With all this going it has brought up feelings of closeness within some members of my family, not all of them mind you. It’s at times like these where I look at the other 3 cats and smile at how they sleep so tenderly and seek out my lap even on a warm spring day to nestle in. I don’t think nor have I ever thought that family is blood, that a sibling makes them somehow meaningful to me or you. We chose to bring these creatures into our lives and they’ve made a substantial impact upon them.
We’ve bonded not because we were together out of familial circumstance but rather because we wanted to be around each other. As a pet they may never see it that way purely but there is definitely a feeling of care and love in the dynamic. I’d always felt that the presence of a creature other than a human was a necessity in a household, it’s never gonna feel the same to look to a window sill and not see that black tail flickering from under the curtain.
it isn’t like the concept of losing him or any of my beloved pets was something I hadn’t thought of, from the moment I saw them asleep so still and quiet it had creeped into my mind. There was never a belief that “my cats are different”, that I will still be able to come home to them so many years later. Despite the inevitability of it all I guess I’d hoped it would be a happier event, not the passing but the road up to the final moments. I don’t exactly mean a happy death but rather that the days before the passing would be “it’s been a good time, _____ lived a good long life and was happy”.
Instead he has had health problems at a young age that required an expensive kind of food to help him plus he’s been in a cone twice for missing a landing from the table. Living as the alpha and a highly strung one at that, I just wish he could have had more moments of relaxation and peace.

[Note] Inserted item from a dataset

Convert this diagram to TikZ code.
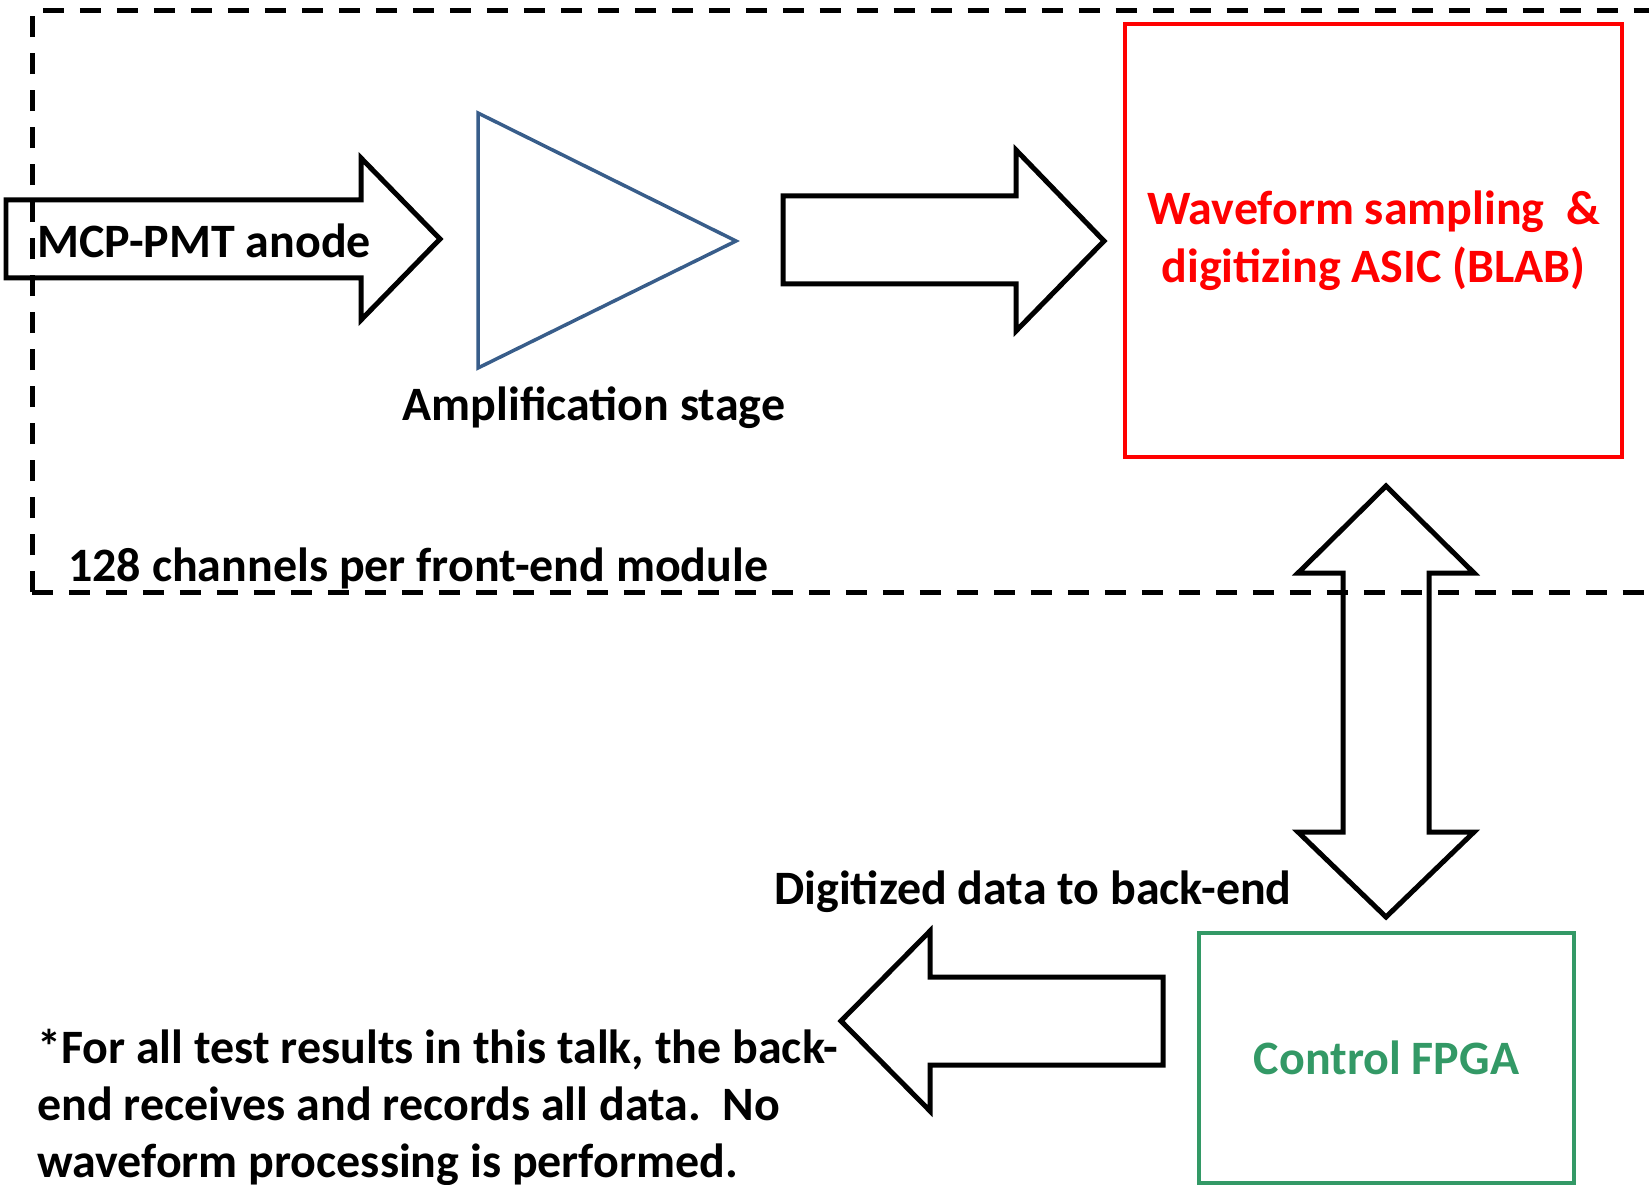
\documentclass[tikz,border=0pt]{standalone}
\usepackage{fontspec}
\setmainfont{Carlito}
\usepackage{tikz}
\usetikzlibrary{positioning}
\definecolor{asicred}{RGB}{255,0,0}
\definecolor{fpgagreen}{RGB}{51,153,102}
\definecolor{ampblue}{RGB}{56,93,138}
\tikzset{
    %Define style for text labels
    lbl/.style={
           font=\fontsize{27.3}{33}\selectfont\bfseries,
           inner sep=0pt},
    %Define style for boxes
    chipbox/.style={
           rectangle,
           line width=0.08cm,
           inner sep=0pt,
           align=center,
           font=\fontsize{27.3}{33}\selectfont\bfseries},
    % Define block arrow style
    blockarrow/.style={
           draw=black,
           line width=0.1cm,
           line join=miter},
    modframe/.style={
           draw=black,
           line width=0.1cm,
           dash pattern=on 0.42cm off 0.32cm}
}
\begin{document}
\begin{tikzpicture}[x=0.02cm,y=-0.02cm]
\useasboundingbox (0,0) rectangle (1649,1185);
 %front-end module frame
\draw[modframe] (32,592) -- (32,11) -- (1649,11);
\draw[modframe] (32,592) -- (1649,592);

 %nodes
\node[chipbox, draw=asicred, text=asicred, minimum width=9.94cm, minimum height=8.66cm] (asic) at (1373.5,240.5) {Waveform sampling\ \ \&\\digitizing ASIC (BLAB)};
\node[chipbox, draw=fpgagreen, text=fpgagreen, minimum width=7.5cm, minimum height=5cm] (fpga) at (1386.5,1058) {Control FPGA};

 %amplifier
\draw[ampblue, line width=0.07cm, line join=miter] (478,113) -- (736,241) -- (478,368) -- cycle;
\node[lbl] (amplbl) at (594,408) {Amplification stage};

 %block arrows
\draw[blockarrow] (6,200) -- (361,200) -- (361,158) -- (440,239) -- (361,320) -- (361,278) -- (6,278) -- cycle;
\draw[blockarrow] (783,196) -- (1016,196) -- (1016,150) -- (1104,241) -- (1016,331) -- (1016,284) -- (783,284) -- cycle;
\draw[blockarrow] (1386,486) -- (1474,573) -- (1429,573) -- (1429,832) -- (1474,832) -- (1386,917) -- (1298,832) -- (1343,832) -- (1343,573) -- (1298,573) -- cycle;
\draw[blockarrow] (841,1021) -- (930,931) -- (930,977) -- (1163,977) -- (1163,1065) -- (930,1065) -- (930,1111) -- cycle;

 %labels
\node[lbl, anchor=west] (anode) at (37,241) {MCP-PMT anode};
\node[lbl, anchor=west] (chanlbl) at (68,568) {128 channels per front-end module};
\node[lbl] (datalbl) at (1033,892) {Digitized data to back-end};
\node[lbl, anchor=west, align=left, font=\fontsize{27.3}{32.4}\selectfont\bfseries] (note) at (37,1107) {*For all test results in this talk, the back-\\end receives and records all data.\ \ No\\waveform processing is performed.};

\end{tikzpicture}
\end{document}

Family, the real family that you make rather than be born with, is so astoundingly precious. I’m not saying the family you are born with can’t be a good one it’s just a different feeling when they are with you out of choice, personally I’d be happy not to be near my sister ever, truly.
The feeling of dread fades when I don’t think about it yet when I see his face or hear his cries I become overwhelmed, I can’t ease his pain and I can’t tell him it’s going to be fine, lie or not. I can’t hold him close because as a cat he will likely get upset, I’m just watching him fade away. I will get through the next week and the following weeks fine I can say assuredly, I just don’t feel…grounded right now, it’s just a really uncomfortable time.
I deal with inevitable loss weird, I’m just gonna sit with my cats and listen to them purr. It soothes me.
Have you or anyone you know death with the loss of a pet? How have you ever dealt with loss if you’ve ever had to? Would you get new pets after losing the previous ones? Thanks for the read, I just felt like I needed to write something about how I was feeling.